こんにちは。
高千穂町議会議員の板倉哲男です。
前回は、高千穂町は財源不足のため、ふるさと納税をお願いしたいという内容で書かせていただきました。
ここで、少し自治体の財政に詳しい方であれば、「財政調整基金(自治体の貯金)があるじゃないか」と思われたかもしれません。
今回は、財政調整基金について少し詳しく書きたいと思います。
財政調整基金とは
財政調整基金とは、簡単に言うと町の貯金のことです。
町税などの歳入は年度により増減があります。
歳入増の場合はよいとして、歳入減になれば、財源不足になる可能性があります。
財源不足になると、やろうと思っていたことができなかったり、あるいは、それまでしていた行政サービスを停止せざるをえなかったりという不都合が生じます。

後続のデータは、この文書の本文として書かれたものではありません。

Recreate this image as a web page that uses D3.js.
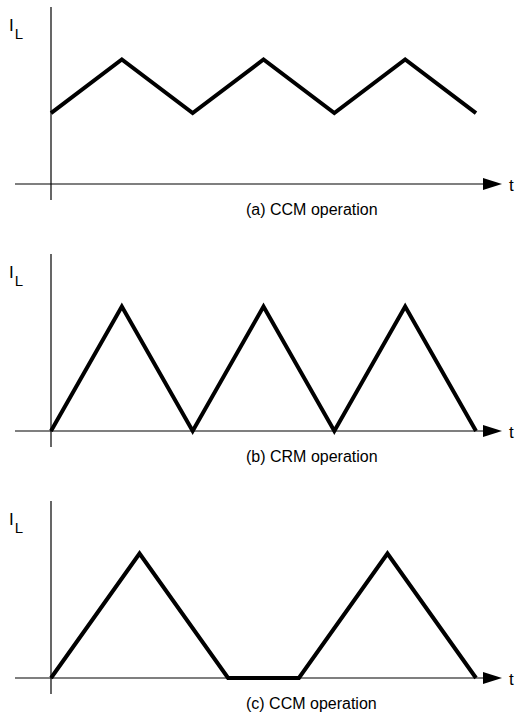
<!DOCTYPE html>
<html>
<head>
<meta charset="utf-8">
<script src="https://cdn.jsdelivr.net/npm/d3@7"></script>
<style>
  html, body { margin: 0; padding: 0; background: #fff; }
  svg { display: block; }
  text { font-family: "Liberation Sans", Arial, sans-serif; fill: #000; }
</style>
</head>
<body>
<svg id="chart" width="523" height="717"></svg>
<script>
// Inductor current waveforms, time in switching half-periods, current normalised to peak
const timeA = [0, 1, 2, 3, 4, 5, 6];
const currentA = [0.57, 1, 0.57, 1, 0.57, 1, 0.57];

const timeB = [0, 1, 2, 3, 4, 5, 6];
const currentB = [0, 1, 0, 1, 0, 1, 0];

const timeC = [0, 1.25, 2.5, 3.5, 4.75, 6];
const currentC = [0, 1, 0, 0, 1, 0];

const captions = ["(a) CCM operation", "(b) CRM operation", "(c) CCM operation"];
const yLabel = ["I", "L"];
const xLabel = "t";

const panels = [
  { t: timeA, i: currentA, caption: captions[0] },
  { t: timeB, i: currentB, caption: captions[1] },
  { t: timeC, i: currentC, caption: captions[2] }
];

const svg = d3.select("#chart");

const originX = 51;
const x = d3.scaleLinear().domain([0, 6]).range([originX, 476]);

const panelStep = 247;
const firstAxisY = 184;
const axisAbove = 177;
const axisBelow = 16;
const peakHeight = 124.5;

panels.forEach((p, k) => {
  const axisY = firstAxisY + k * panelStep;
  const y = d3.scaleLinear().domain([0, 1]).range([axisY, axisY - peakHeight]);
  const g = svg.append("g");

  // vertical axis
  g.append("line")
    .attr("x1", originX).attr("x2", originX)
    .attr("y1", axisY - axisAbove).attr("y2", axisY + axisBelow)
    .attr("stroke", "#000").attr("stroke-width", 1.2);

  // horizontal (time) axis with arrowhead
  g.append("line")
    .attr("x1", 15).attr("x2", 485)
    .attr("y1", axisY).attr("y2", axisY)
    .attr("stroke", "#000").attr("stroke-width", 1.2);
  g.append("path")
    .attr("d", `M483,${axisY - 6} L502,${axisY} L483,${axisY + 6} Z`)
    .attr("fill", "#000");

  g.append("text")
    .attr("x", 509).attr("y", axisY + 6.5)
    .attr("font-size", 17)
    .text(xLabel);

  // I_L label
  const lbl = g.append("text").attr("x", 9).attr("y", axisY - 153);
  lbl.append("tspan").attr("font-size", 17).text(yLabel[0]);
  lbl.append("tspan").attr("font-size", 15).attr("dx", 1).attr("dy", 8).text(yLabel[1]);

  // waveform
  const line = d3.line()
    .x((d, j) => x(p.t[j]))
    .y(d => y(d));
  g.append("path")
    .datum(p.i)
    .attr("d", line)
    .attr("fill", "none")
    .attr("stroke", "#000")
    .attr("stroke-width", 4)
    .attr("stroke-linejoin", "miter")
    .attr("stroke-miterlimit", 10)
    .attr("stroke-linecap", "butt");

  // caption
  g.append("text")
    .attr("x", 246).attr("y", axisY + 31)
    .attr("font-size", 16)
    .text(p.caption);
});
</script>
</body>
</html>
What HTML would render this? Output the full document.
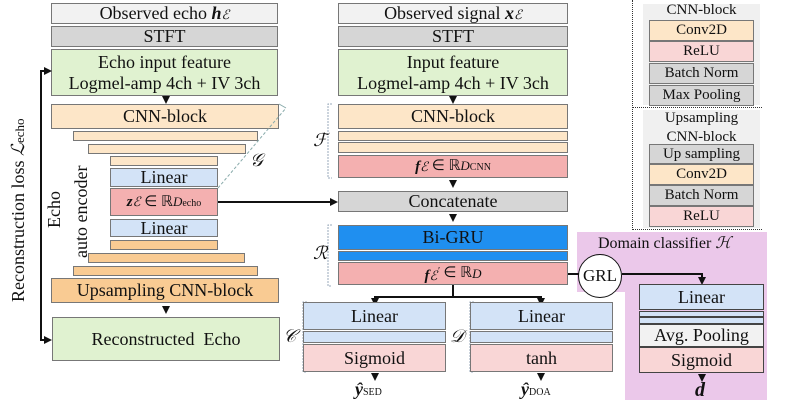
<!DOCTYPE html>
<html><head><meta charset="utf-8"><style>
body{margin:0;width:789px;height:400px;background:#fff;position:relative;overflow:hidden;font-family:"Liberation Serif",serif;color:#111}
.b{position:absolute;box-sizing:border-box;border:1px solid #777;display:flex;align-items:center;justify-content:center;text-align:center;font-size:18px;line-height:21px}
.gy{background:#d6d6d6}.lg{background:#f2f2f2}.gr{background:#e0f2d0}.or{background:#fde6c8}.od{background:#f9cb93}
.bl{background:#d3e3f7}.rd{background:#f4b0b0}.pk{background:#f9d6d6}.bb{background:#1f8ff0}
.t{position:absolute;font-size:18px;white-space:nowrap}
i{font-style:italic}
.vl{position:absolute;background:#111}
.ar{position:absolute;width:0;height:0;border-left:4px solid transparent;border-right:4px solid transparent;border-top:8px solid #111}
.ah{position:absolute;width:0;height:0;border-top:4px solid transparent;border-bottom:4px solid transparent;border-left:8px solid #111}
.s{font-size:13px}
</style></head><body>
<div style="position:absolute;left:577px;top:232px;width:190px;height:60px;background:#ebc8ea"></div>
<div style="position:absolute;left:625px;top:292px;width:142px;height:108px;background:#ebc8ea"></div>
<div style="position:absolute;left:632px;top:0;height:230px;border-left:1px dotted #333"></div>
<div style="position:absolute;left:632px;top:107px;width:130px;border-top:1px dotted #333"></div>
<div style="position:absolute;left:632px;top:229px;width:130px;border-top:1px dotted #333"></div>
<div style="position:absolute;left:643px;top:4px;width:117px;height:101px;background:#f0f0f0"></div>
<div style="position:absolute;left:643px;top:110px;width:117px;height:118px;background:#f0f0f0"></div>
<div class="t" style="left:643px;width:117px;text-align:center;top:2px;font-size:15px">CNN-block</div>
<div class="b or" style="left:649px;top:20px;width:105px;height:21px;font-size:15px">Conv2D</div>
<div class="b pk" style="left:649px;top:41px;width:105px;height:21px;font-size:15px">ReLU</div>
<div class="b gy" style="left:649px;top:63px;width:105px;height:21px;font-size:15px">Batch Norm</div>
<div class="b gy" style="left:649px;top:85px;width:105px;height:21px;font-size:15px">Max Pooling</div>
<div class="t" style="left:643px;width:117px;text-align:center;top:109px;font-size:15px;line-height:19px">Upsampling<br>CNN-block</div>
<div class="b gy" style="left:649px;top:144px;width:105px;height:20px;font-size:15px">Up sampling</div>
<div class="b or" style="left:649px;top:164px;width:105px;height:21px;font-size:15px">Conv2D</div>
<div class="b gy" style="left:649px;top:185px;width:105px;height:21px;font-size:15px">Batch Norm</div>
<div class="b pk" style="left:649px;top:206px;width:105px;height:21px;font-size:15px">ReLU</div>

<div class="b lg" style="left:51px;top:3px;width:227px;height:21px">Observed echo&nbsp;<i><b>h</b><span class="s">ℰ</span></i></div>
<div class="b gy" style="left:51px;top:26px;width:227px;height:21px">STFT</div>
<div class="b gr" style="left:51px;top:49px;width:227px;height:47px">Echo input feature<br>Logmel-amp 4ch + IV 3ch</div>
<div class="b or" style="left:51px;top:104px;width:228px;height:25px">CNN-block</div>
<div class="b or" style="left:73px;top:131px;width:185px;height:10px"></div>
<div class="b or" style="left:88px;top:144px;width:158px;height:10px"></div>
<div class="b or" style="left:110px;top:156px;width:108px;height:10px"></div>
<div class="b bl" style="left:110px;top:168px;width:108px;height:19px">Linear</div>
<div class="b rd" style="left:110px;top:188px;width:108px;height:28px;font-size:15px"><i><b>z</b><span class="s">ℰ</span></i>&nbsp;∈ ℝ<sup class="s"><i>D</i><span style="font-size:10px">echo</span></sup></div>
<div class="b bl" style="left:110px;top:219px;width:108px;height:18px">Linear</div>
<div class="b od" style="left:110px;top:240px;width:108px;height:10px"></div>
<div class="b od" style="left:88px;top:253px;width:157px;height:10px"></div>
<div class="b od" style="left:73px;top:266px;width:185px;height:10px"></div>
<div class="b od" style="left:51px;top:278px;width:228px;height:25px">Upsampling CNN-block</div>
<div class="b gr" style="left:52px;top:317px;width:228px;height:44px">Reconstructed&nbsp; Echo</div>
<div class="t" style="left:44px;top:228px;transform:rotate(-90deg);transform-origin:0 0;line-height:20px">Echo</div>
<div class="t" style="left:71px;top:258px;transform:rotate(-90deg);transform-origin:0 0;line-height:20px">auto encoder</div>
<div class="t" style="left:6px;top:302px;transform:rotate(-90deg);transform-origin:0 0;line-height:24px">Reconstruction loss <i>ℒ</i><span class="s">echo</span></div>
<div class="vl" style="left:40px;top:71px;width:2px;height:270px"></div>
<div class="vl" style="left:40px;top:70px;width:5px;height:2px"></div>
<div class="ah" style="left:44px;top:67px"></div>
<div class="vl" style="left:40px;top:339px;width:5px;height:2px"></div>
<div class="ah" style="left:44px;top:336px"></div>
<div class="ar" style="left:162px;top:96px"></div>
<div class="ar" style="left:162px;top:306px"></div>
<div class="t" style="left:250px;top:150px"><i>𝒢</i></div>
<svg style="position:absolute;left:0;top:0" width="789" height="400"><line x1="218" y1="188" x2="286" y2="108" stroke="#8aa" stroke-dasharray="3,2"/><line x1="279" y1="104" x2="286" y2="108" stroke="#8aa"/>
<path d="M332 104h-4v74h4M332 225h-4v61h4M307 302h-4v70h4M474 302h-4v70h4" fill="none" stroke="#9ab" stroke-dasharray="2,1"/></svg>

<div class="b lg" style="left:338px;top:3px;width:230px;height:21px">Observed signal&nbsp;<i><b>x</b><span class="s">ℰ</span></i></div>
<div class="b gy" style="left:338px;top:26px;width:230px;height:21px">STFT</div>
<div class="b gr" style="left:338px;top:49px;width:230px;height:47px">Input feature<br>Logmel-amp 4ch + IV 3ch</div>
<div class="b or" style="left:338px;top:104px;width:230px;height:25px">CNN-block</div>
<div class="b or" style="left:338px;top:131px;width:230px;height:10px"></div>
<div class="b or" style="left:338px;top:142px;width:230px;height:11px"></div>
<div class="b rd" style="left:338px;top:155px;width:230px;height:23px;font-size:15px"><i><b>f</b><span class="s">ℰ</span></i>&nbsp;∈ ℝ<sup class="s"><i>D</i><span style="font-size:10px">CNN</span></sup></div>
<div class="t" style="left:313px;top:130px"><i>ℱ</i></div>
<div class="b gy" style="left:338px;top:191px;width:230px;height:21px">Concatenate</div>
<div class="b bb" style="left:338px;top:225px;width:230px;height:25px">Bi-GRU</div>
<div class="b bb" style="left:338px;top:251px;width:230px;height:10px"></div>
<div class="b rd" style="left:338px;top:262px;width:230px;height:23px;font-size:15px"><i><b>f</b><span class="s">ℰ</span><sup style="font-size:10px">′</sup></i>&nbsp;∈ ℝ<sup class="s"><i>D</i></sup></div>
<div class="t" style="left:313px;top:243px"><i>ℛ</i></div>
<div class="ar" style="left:449px;top:96px"></div>
<div class="ar" style="left:449px;top:180px"></div>
<div class="ar" style="left:449px;top:214px"></div>
<div class="vl" style="left:218px;top:201px;width:112px;height:2px"></div>
<div class="ah" style="left:330px;top:198px"></div>
<div class="vl" style="left:452px;top:285px;width:2px;height:12px"></div>
<div class="vl" style="left:374px;top:296px;width:168px;height:2px"></div>
<div class="vl" style="left:374px;top:296px;width:2px;height:4px"></div>
<div class="vl" style="left:540px;top:296px;width:2px;height:4px"></div>
<div class="ar" style="left:371px;top:298px"></div>
<div class="ar" style="left:537px;top:298px"></div>
<div class="b bl" style="left:303px;top:302px;width:143px;height:28px">Linear</div>
<div class="b bl" style="left:303px;top:331px;width:143px;height:12px"></div>
<div class="b pk" style="left:303px;top:344px;width:143px;height:28px">Sigmoid</div>
<div class="b bl" style="left:470px;top:302px;width:143px;height:28px">Linear</div>
<div class="b bl" style="left:470px;top:331px;width:143px;height:12px"></div>
<div class="b pk" style="left:470px;top:344px;width:143px;height:28px">tanh</div>
<div class="t" style="left:283px;top:326px"><i>𝒞</i></div>
<div class="t" style="left:450px;top:326px"><i>𝒟</i></div>
<div class="ar" style="left:371px;top:373px"></div>
<div class="ar" style="left:537px;top:373px"></div>
<div class="t" style="left:355px;top:379px"><i><b>ŷ</b></i><span style="font-size:10px">SED</span></div>
<div class="t" style="left:521px;top:379px"><i><b>ŷ</b></i><span style="font-size:10px">DOA</span></div>

<div class="t" style="left:598px;top:233px;font-size:16px">Domain classifier <i>ℋ</i></div>
<div class="vl" style="left:568px;top:273px;width:12px;height:2px"></div>
<div style="position:absolute;left:578px;top:254px;width:44px;height:44px;border:1.5px solid #111;border-radius:50%;background:#fff;box-sizing:border-box;display:flex;align-items:center;justify-content:center;font-size:17px">GRL</div>
<div class="vl" style="left:622px;top:273px;width:81px;height:2px"></div>
<div class="vl" style="left:701px;top:273px;width:2px;height:5px"></div>
<div class="ar" style="left:698px;top:277px"></div>
<div class="b bl" style="left:639px;top:284px;width:125px;height:26px;border-color:#444">Linear</div>
<div class="b bl" style="left:639px;top:311px;width:125px;height:6px;border-color:#444"></div>
<div class="b bl" style="left:639px;top:317px;width:125px;height:7px;border-color:#444"></div>
<div class="b lg" style="left:639px;top:324px;width:125px;height:23px;border-color:#444">Avg. Pooling</div>
<div class="b pk" style="left:639px;top:347px;width:125px;height:26px;border-color:#444">Sigmoid</div>
<div class="ar" style="left:698px;top:374px"></div>
<div class="t" style="left:695px;top:379px;font-size:20px"><i><b>d</b></i></div>
</body></html>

そこで、財源不足になったとしても、財源を補えるように、どこの自治体でも、一定の金額を財政調整基金としてもっているわけです。
財政調整基金の減少続く
しかし、高千穂町はここ5年間、財政調整基金が億単位で減少しているのです。
棒グラフにもあるとおり、平成30年度末に13億あったものが、令和2年度末には8億円代まで減少する見込みとなっています。
財政調整基金の適正額は
財政調整基金はどの程度の額を持っているのが、その自治体にとっての適正額になのか。
これについては、答えがあるようでありません。
自治体の考え方次第です。
ただ、総務省の調査によると、多くの自治体で目安としているのが、「標準財政規模の5~20%」だそうです。
標準財政規模とは
今度は、「標準財政規模」とはなんぞやとなるわけですが、サラリーマンの基本給のようなイメージで考えていただければいいかなと思います。
つまり、給与の中には、基本給と、時間外手当や通勤手当などがつく会社もあると思います。
自治体も同じで、いろんな収入があるのですが、最も基本的な収入を表すのが、標準財政規模です。
高千穂町の標準財政規模がいくらかというと、平成29年度の数字で、46億6449万円です。
高千穂町の基金の適正額は
高千穂町の標準財政規模である46億6449万円の5~20%は、2億3,322万円~9億3,289万円となります。
また、甲斐町長は財政調整基金の適正額について、どの程度を考えているのかというと、以前の議会で「10億円ぐらいは持っておく必要があると考えている」と発言がありました。
ですので、甲斐町長としては標準財政規模の20%程を、財政調整基金として持っておきたい、という考えだということになります。
いよいよ健全な財政運営が求められる
まとめとしては、以下のように言えると思います。
令和元年度末までは、標準財政規模の20%以上の残高があり、まだ余裕があったと言えます。
令和2年度末には8億円代まで減少する見込みですので、いよいよ標準財政規模の20%を割り込みます。
それでも、標準財政規模の15%以上はありますので、危機的な状況とまでは言えないと思います。
とはいえ、5年連続で実質単年度赤字が続いており、基金の減少が続いています。
このあたりで実質単年度赤字の黒字化を実現しなければ、財政調整基金の残高が標準財政規模の10%に、さらには5%にと、ならないとも限りません。
こうした状況では、財政調整基金をさらに取り崩してコロナ対策に取り組む、ということが厳しいというわけです。
いよいよ本腰を上げた健全な行財政運営が求められます。
執行部の今後の行財政運営に期待したいと思います。
では、今日はこれで失礼します。